BEGIN Dataset content
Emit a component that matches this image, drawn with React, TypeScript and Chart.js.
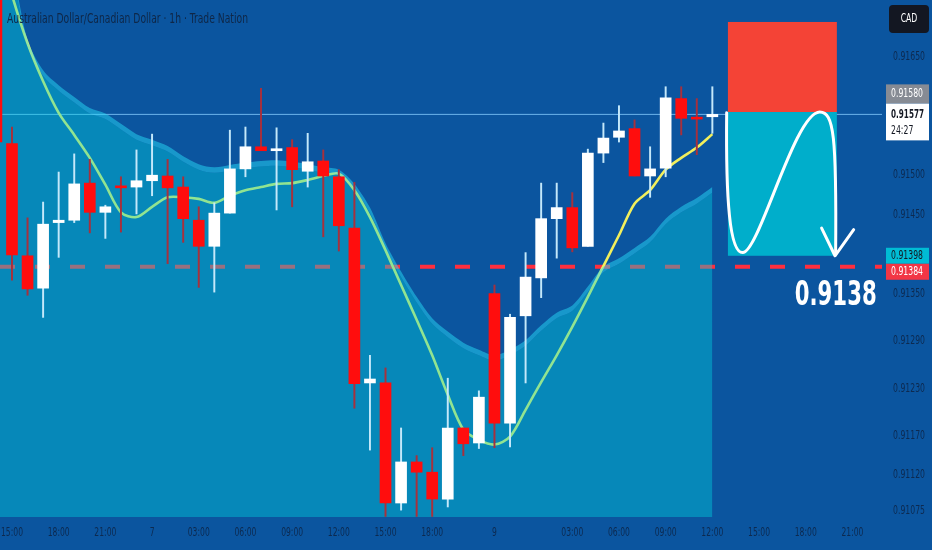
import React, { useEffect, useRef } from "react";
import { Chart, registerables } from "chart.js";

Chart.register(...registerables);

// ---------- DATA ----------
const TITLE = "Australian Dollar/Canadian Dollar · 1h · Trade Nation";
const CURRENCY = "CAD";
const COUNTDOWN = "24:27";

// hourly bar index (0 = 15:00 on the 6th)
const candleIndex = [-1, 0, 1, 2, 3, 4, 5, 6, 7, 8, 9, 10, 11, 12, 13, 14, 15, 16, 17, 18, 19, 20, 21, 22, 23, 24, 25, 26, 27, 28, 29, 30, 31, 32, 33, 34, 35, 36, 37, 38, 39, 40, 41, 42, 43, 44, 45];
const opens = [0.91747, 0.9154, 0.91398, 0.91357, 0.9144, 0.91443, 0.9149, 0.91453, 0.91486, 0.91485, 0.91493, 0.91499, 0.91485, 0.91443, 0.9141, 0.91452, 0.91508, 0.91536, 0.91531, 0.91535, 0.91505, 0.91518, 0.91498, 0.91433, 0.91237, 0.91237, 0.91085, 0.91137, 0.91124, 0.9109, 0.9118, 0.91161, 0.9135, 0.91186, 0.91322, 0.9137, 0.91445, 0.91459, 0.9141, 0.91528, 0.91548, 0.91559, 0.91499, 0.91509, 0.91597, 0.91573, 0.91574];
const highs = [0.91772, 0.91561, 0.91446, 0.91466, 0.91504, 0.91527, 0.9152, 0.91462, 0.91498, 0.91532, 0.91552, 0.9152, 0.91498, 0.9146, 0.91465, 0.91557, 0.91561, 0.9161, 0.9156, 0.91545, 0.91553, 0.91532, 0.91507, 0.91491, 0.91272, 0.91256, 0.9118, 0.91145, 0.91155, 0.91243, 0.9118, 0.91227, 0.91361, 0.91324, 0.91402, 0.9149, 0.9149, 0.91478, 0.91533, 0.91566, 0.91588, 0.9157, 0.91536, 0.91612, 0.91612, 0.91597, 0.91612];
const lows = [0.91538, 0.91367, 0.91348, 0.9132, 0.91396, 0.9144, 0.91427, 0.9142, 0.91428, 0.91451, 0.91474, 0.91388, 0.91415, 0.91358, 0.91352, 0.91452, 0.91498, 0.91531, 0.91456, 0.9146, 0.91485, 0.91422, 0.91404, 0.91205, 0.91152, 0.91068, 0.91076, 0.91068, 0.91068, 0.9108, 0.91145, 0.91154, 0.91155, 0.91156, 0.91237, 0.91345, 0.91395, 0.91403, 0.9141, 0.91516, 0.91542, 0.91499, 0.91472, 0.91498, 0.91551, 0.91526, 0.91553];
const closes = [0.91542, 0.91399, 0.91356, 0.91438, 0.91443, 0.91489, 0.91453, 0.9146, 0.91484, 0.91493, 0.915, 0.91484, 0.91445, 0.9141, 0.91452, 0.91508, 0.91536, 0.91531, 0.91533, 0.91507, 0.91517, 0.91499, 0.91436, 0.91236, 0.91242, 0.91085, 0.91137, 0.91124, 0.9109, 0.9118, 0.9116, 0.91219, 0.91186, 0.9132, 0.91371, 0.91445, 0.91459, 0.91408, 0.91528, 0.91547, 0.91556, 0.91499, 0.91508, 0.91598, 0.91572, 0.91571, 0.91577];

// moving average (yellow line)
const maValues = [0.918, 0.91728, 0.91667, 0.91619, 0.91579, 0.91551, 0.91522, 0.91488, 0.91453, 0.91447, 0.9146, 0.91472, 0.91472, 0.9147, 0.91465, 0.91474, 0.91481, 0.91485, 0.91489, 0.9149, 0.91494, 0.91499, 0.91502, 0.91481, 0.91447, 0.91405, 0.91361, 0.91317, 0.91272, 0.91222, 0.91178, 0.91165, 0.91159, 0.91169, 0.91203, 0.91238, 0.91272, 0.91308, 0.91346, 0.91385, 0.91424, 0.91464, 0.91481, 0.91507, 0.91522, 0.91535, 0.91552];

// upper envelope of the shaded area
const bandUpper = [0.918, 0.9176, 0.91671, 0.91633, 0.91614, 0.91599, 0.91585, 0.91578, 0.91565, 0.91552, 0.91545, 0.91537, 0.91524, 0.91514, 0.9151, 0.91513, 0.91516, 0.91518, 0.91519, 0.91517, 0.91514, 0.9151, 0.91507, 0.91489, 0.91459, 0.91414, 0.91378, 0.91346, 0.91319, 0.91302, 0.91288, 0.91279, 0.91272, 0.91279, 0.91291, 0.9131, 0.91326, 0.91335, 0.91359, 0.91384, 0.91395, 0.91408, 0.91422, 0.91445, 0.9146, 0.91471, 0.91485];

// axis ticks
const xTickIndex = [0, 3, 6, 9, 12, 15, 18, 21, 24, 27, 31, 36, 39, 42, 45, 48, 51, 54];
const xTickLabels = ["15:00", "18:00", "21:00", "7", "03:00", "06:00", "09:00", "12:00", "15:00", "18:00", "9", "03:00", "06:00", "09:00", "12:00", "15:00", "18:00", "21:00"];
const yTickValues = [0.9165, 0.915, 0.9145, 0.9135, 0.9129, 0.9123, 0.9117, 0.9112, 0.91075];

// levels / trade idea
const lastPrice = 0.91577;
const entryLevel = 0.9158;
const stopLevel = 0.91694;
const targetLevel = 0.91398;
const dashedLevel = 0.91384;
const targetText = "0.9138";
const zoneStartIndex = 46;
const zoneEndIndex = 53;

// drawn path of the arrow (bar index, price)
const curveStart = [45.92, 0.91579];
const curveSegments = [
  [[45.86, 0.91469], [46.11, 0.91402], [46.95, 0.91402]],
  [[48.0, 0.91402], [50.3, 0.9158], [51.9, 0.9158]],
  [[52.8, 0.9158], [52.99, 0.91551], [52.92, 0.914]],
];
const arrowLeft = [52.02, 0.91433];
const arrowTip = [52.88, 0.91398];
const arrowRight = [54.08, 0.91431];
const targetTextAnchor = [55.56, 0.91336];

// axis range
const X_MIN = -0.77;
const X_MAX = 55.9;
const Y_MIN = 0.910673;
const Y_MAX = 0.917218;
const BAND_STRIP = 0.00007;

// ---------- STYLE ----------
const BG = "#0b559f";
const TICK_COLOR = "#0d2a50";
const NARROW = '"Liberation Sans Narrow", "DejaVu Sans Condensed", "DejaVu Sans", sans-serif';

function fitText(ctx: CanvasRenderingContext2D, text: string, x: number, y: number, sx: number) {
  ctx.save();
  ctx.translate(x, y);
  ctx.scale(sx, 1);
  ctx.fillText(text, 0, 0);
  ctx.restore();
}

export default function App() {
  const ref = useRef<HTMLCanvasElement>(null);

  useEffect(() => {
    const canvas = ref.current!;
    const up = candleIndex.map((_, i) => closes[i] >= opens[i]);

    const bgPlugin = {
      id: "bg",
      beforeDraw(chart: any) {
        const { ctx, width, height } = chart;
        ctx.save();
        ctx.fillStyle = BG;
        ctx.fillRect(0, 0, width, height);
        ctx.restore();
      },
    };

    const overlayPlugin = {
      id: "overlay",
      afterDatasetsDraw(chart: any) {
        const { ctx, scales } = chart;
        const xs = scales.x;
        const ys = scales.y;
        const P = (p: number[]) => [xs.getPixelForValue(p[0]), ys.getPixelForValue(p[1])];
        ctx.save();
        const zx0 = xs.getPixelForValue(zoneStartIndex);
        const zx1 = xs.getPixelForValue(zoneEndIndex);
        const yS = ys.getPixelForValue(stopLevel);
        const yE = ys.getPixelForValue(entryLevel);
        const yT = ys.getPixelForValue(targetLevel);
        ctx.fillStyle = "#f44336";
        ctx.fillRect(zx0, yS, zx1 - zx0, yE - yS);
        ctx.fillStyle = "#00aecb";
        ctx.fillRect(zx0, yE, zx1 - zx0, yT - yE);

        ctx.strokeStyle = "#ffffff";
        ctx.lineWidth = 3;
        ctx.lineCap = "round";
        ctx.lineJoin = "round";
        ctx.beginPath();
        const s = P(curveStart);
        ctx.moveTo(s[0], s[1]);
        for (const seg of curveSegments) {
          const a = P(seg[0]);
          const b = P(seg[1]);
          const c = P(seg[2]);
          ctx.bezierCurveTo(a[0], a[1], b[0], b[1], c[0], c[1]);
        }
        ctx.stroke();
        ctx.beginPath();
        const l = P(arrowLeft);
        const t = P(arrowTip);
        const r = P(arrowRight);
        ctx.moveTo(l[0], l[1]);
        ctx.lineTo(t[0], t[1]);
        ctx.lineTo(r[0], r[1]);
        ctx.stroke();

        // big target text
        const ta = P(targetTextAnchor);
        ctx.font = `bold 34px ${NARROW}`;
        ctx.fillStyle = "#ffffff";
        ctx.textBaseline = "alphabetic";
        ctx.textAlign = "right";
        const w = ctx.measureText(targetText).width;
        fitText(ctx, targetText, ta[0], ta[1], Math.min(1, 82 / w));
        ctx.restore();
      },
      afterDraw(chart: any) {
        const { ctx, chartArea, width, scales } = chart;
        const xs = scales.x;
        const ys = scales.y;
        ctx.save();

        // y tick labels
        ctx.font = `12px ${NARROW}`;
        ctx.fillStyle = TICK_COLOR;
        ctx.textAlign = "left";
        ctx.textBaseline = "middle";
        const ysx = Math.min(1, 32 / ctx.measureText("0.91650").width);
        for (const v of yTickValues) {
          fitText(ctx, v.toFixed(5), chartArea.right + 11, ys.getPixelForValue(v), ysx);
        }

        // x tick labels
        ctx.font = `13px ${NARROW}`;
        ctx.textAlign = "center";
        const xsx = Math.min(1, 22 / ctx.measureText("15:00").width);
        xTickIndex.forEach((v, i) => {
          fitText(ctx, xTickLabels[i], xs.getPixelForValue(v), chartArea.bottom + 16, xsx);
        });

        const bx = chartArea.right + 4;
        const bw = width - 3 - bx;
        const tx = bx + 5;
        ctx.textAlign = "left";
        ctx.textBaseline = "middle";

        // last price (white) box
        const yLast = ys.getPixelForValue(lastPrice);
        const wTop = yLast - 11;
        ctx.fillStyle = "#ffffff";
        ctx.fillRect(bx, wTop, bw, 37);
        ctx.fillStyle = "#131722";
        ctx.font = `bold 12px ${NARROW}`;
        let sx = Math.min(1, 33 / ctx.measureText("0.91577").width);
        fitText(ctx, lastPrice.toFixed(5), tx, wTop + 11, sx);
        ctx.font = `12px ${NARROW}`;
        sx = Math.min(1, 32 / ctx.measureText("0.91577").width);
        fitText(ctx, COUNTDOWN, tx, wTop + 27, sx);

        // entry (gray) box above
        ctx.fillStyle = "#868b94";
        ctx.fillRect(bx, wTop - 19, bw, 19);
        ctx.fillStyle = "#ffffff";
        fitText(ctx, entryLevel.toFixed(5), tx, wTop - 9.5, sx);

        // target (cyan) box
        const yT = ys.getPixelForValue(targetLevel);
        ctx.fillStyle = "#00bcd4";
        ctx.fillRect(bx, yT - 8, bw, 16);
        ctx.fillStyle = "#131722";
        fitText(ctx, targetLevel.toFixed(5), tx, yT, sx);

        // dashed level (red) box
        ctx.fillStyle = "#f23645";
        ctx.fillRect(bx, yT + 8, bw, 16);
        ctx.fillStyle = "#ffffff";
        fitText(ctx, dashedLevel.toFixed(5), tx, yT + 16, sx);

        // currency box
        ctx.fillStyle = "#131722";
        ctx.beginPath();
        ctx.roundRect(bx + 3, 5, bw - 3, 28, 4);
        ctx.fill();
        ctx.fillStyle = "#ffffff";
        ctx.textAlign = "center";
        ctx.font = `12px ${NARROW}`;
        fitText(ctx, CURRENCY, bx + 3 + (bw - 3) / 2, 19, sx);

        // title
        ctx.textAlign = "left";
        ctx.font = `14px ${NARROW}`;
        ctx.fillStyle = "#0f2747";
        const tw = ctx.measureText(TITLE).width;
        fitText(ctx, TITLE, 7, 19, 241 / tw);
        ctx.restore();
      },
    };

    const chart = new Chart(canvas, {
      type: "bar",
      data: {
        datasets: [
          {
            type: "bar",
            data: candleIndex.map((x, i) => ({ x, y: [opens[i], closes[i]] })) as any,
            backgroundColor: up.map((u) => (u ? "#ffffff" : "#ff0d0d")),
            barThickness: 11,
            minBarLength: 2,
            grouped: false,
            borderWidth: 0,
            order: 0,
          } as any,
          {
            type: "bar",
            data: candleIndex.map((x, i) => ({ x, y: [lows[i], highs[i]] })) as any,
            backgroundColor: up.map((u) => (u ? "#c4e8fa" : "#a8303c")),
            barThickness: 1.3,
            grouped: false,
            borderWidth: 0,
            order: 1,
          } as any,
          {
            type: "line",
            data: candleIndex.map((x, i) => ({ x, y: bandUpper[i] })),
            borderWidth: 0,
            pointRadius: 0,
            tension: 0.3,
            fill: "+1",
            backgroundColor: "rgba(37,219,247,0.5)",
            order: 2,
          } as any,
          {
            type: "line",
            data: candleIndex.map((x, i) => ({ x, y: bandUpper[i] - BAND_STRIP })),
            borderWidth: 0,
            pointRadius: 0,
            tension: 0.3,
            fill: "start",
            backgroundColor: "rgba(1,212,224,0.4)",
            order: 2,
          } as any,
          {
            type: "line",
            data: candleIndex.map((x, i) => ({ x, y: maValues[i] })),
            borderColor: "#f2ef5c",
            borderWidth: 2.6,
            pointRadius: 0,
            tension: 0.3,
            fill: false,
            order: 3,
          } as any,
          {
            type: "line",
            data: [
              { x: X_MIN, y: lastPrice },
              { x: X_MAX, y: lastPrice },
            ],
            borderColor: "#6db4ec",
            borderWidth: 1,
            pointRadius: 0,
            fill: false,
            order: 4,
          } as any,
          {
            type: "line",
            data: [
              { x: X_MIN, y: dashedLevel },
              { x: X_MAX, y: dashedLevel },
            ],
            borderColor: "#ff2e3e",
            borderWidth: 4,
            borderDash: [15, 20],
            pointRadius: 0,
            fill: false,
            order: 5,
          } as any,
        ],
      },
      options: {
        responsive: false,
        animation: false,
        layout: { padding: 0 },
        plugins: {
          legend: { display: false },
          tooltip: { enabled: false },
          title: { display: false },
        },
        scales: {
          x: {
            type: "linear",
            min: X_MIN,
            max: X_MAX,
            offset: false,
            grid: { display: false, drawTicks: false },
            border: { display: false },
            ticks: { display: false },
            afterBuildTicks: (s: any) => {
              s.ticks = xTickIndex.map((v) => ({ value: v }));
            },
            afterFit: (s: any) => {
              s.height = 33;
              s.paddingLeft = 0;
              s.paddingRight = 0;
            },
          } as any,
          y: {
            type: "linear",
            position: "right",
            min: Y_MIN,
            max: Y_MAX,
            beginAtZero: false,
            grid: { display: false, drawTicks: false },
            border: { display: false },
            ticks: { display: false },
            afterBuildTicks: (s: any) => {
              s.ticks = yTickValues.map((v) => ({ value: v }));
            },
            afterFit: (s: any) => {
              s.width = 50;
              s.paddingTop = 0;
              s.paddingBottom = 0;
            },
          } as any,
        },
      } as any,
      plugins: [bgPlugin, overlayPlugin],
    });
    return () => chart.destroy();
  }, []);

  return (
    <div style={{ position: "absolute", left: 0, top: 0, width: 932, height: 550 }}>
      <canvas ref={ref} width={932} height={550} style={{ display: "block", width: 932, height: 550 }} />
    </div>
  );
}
END Dataset content
• **Task description**
Starting at the top of the listing above, reproduce each line up to and including the one with "Chart.register(...registerables);"; omit the pictures.

• **Result**
Emit a component that matches this image, drawn with React, TypeScript and Chart.js.
import React, { useEffect, useRef } from "react";
import { Chart, registerables } from "chart.js";

Chart.register(...registerables);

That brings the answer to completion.